Omitting the pictures, copy exactly each line from the one containing "Generate a component" up to and including the one containing "import * as".

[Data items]
-*-
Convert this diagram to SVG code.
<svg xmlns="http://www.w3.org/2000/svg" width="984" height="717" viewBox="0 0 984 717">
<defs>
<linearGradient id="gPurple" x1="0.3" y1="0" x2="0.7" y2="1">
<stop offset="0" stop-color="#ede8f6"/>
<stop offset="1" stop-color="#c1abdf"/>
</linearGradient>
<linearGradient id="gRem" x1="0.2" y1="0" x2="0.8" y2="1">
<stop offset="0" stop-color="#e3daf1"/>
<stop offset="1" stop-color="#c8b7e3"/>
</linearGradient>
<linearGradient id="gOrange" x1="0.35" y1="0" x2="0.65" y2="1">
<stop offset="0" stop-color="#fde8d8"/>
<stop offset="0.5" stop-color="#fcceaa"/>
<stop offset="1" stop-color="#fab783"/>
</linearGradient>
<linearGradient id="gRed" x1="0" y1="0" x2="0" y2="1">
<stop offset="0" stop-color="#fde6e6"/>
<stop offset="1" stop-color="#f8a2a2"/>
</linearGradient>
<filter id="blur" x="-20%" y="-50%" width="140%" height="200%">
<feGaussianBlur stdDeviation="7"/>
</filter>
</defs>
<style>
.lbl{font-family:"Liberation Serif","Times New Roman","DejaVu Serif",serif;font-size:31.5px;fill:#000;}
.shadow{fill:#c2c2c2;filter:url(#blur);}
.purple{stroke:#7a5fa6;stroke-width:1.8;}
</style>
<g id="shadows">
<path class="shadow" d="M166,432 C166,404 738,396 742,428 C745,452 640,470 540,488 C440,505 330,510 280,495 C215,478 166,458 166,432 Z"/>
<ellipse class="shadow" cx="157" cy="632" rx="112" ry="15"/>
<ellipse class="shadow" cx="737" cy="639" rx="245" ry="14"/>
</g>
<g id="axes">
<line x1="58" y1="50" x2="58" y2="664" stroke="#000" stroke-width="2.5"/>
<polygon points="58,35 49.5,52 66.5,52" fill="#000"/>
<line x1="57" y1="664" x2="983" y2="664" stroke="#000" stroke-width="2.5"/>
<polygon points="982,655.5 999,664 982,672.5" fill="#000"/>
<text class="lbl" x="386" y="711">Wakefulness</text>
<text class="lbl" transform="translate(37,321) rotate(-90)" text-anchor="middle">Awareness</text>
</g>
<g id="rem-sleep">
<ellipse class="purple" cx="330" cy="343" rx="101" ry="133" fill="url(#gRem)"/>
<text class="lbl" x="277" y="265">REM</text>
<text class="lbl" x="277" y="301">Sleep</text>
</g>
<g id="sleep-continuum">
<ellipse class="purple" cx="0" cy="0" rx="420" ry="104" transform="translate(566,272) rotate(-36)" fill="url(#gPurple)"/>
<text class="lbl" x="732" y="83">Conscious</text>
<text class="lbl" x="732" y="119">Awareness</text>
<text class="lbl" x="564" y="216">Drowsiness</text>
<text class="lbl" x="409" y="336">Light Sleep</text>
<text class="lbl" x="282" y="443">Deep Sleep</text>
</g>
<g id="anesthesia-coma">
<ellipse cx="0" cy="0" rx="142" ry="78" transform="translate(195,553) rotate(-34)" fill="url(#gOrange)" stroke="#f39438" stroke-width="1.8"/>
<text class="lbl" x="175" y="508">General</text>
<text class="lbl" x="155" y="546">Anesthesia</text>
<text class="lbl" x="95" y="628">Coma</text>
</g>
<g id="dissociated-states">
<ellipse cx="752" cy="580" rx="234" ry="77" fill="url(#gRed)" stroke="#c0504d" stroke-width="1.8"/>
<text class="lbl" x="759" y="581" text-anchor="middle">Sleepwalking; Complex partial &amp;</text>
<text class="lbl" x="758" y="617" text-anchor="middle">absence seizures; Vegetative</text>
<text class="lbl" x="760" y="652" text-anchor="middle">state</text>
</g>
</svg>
-*-
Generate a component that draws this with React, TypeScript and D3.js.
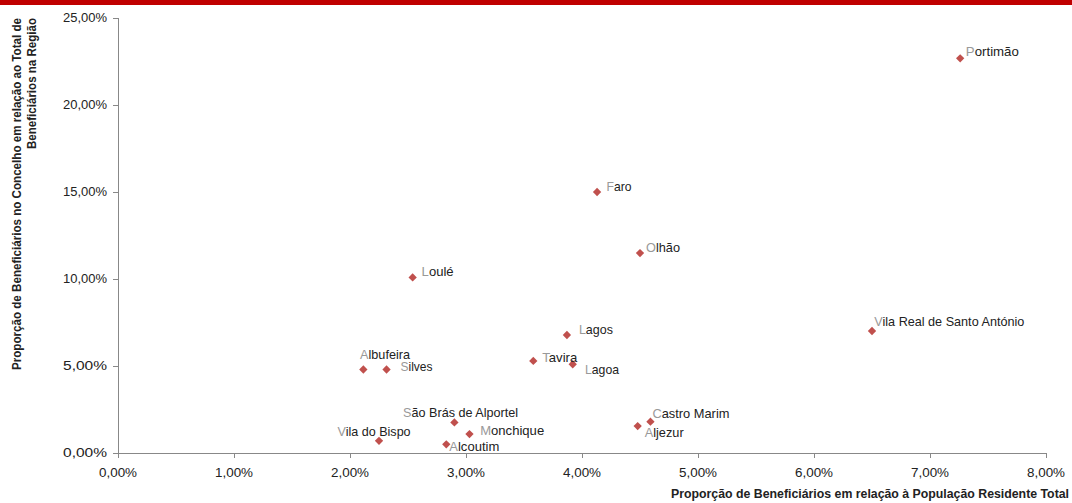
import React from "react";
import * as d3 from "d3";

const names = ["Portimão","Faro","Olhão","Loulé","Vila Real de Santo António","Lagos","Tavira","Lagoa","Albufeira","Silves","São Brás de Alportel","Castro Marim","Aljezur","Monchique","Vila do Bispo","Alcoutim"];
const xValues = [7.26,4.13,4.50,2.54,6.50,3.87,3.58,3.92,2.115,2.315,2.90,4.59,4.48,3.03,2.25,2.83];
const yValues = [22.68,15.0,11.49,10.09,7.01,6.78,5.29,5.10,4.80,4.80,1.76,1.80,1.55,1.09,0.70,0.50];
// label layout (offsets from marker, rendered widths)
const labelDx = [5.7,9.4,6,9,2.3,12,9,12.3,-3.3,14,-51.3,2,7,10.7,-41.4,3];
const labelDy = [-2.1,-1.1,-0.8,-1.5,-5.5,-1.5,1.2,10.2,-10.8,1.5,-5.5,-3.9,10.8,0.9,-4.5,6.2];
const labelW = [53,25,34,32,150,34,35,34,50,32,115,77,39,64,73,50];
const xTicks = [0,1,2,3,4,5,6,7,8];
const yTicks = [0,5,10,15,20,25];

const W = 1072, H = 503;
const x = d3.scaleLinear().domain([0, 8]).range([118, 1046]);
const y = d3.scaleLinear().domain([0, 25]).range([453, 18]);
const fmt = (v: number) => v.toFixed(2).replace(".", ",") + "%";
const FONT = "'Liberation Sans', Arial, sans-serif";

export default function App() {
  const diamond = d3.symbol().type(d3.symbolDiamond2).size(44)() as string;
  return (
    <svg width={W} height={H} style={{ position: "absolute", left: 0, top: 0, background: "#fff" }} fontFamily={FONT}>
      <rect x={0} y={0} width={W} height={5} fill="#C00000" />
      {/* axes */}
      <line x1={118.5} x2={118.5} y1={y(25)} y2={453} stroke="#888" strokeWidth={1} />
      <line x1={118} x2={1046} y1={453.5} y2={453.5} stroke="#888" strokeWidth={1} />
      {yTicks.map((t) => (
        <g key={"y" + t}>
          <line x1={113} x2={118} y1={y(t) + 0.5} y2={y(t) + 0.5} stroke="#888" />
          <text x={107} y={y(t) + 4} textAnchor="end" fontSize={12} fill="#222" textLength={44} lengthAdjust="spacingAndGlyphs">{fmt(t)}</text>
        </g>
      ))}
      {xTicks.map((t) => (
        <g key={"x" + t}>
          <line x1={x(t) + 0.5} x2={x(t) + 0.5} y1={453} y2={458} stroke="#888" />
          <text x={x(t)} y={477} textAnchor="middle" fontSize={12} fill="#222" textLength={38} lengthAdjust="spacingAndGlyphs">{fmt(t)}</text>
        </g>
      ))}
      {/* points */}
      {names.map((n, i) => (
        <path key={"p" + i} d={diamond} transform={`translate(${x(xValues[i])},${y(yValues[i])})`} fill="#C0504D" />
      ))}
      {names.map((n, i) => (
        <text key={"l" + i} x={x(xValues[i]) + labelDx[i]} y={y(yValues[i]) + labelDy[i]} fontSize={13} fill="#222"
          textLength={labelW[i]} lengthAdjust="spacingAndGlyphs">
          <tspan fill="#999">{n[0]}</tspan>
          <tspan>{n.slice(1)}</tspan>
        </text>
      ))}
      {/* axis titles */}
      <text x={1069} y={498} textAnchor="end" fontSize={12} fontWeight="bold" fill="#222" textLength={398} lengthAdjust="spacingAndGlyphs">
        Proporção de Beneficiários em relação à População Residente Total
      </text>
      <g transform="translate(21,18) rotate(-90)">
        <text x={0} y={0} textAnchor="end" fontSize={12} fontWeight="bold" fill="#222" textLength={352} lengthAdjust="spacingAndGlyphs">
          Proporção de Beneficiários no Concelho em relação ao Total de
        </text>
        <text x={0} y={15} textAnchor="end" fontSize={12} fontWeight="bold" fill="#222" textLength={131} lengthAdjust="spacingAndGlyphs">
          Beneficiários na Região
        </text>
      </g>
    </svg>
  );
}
-*-
→ The reply
Generate a component that draws this with React, TypeScript and D3.js.
import React from "react";
import * as d3 from "d3";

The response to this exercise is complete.